March 5/Third Tuesday of Lent
Remember that your compassion, O LORD, and your kindness are from of old.
In your kindness remember me, because of your goodness, O Lord. ~ Ps 25.6-7
One of the sources of closeness within families or among friends is the sheer predictability of behavior: the dad who invariably insists on leaving early for the airport, the friend who is always late, the mom who cannot refrain from correcting grammar. Whether said ruefully or gratefully, “I knew you were going to say that!” or “He’s always been that way” are expressions of intimacy. Human relationships thrive on such security. As the author Anna Quindlen pointed out long ago in a “Life in the 30s” column that I clipped and kept, “Nothing makes you feel more secure than knowing exactly what another person is going to say or do at any given time. If my husband just cut into a slightly pink pork chop and scarfed it down — instead of holding up a piece at eye level, looking at it as though it were a murder suspect and saying, ‘Is this cooked enough?’ — I’d become pretty suspicious.” When the people in our lives act with a measure of consistency, we are able to develop trust and closeness.

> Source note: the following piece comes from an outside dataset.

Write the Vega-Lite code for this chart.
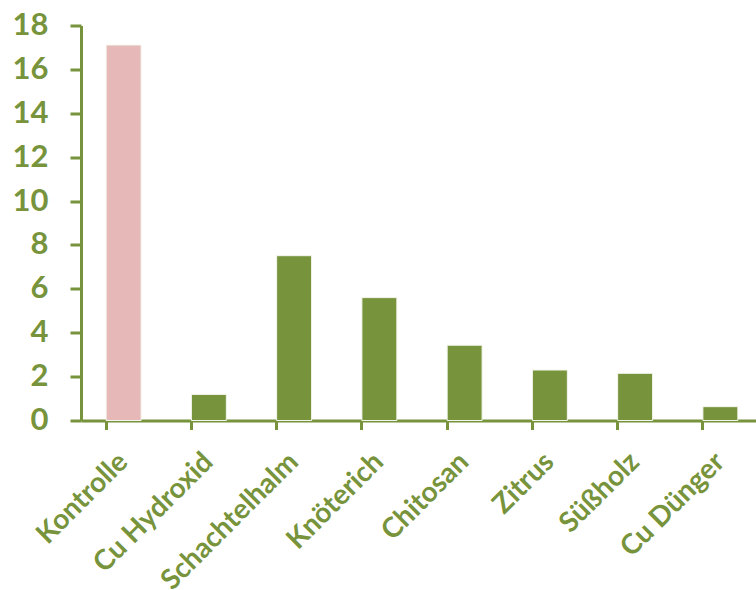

The same goes for our relationship with God. When we pray for God’s help or intervention, as the psalmist does today, we can do so confidently because we remember his past goodness: the baby that arrived safely, the job that came through, the illness that was healed. God’s kindness to us is both unshakable and everlasting; it is not only “from of old,” it is, as the Hebrew has it, “from forever.” Past, present, and future merge in God’s chesed, the resonant Hebrew term for “steadfast loving kindness.” We can count on God to be compassionate in the days ahead, because he has been compassionate in the days gone by.
God, Today I thank you for your steadfast, eternal, loving, and utterly trustworthy presence in my life. Amen.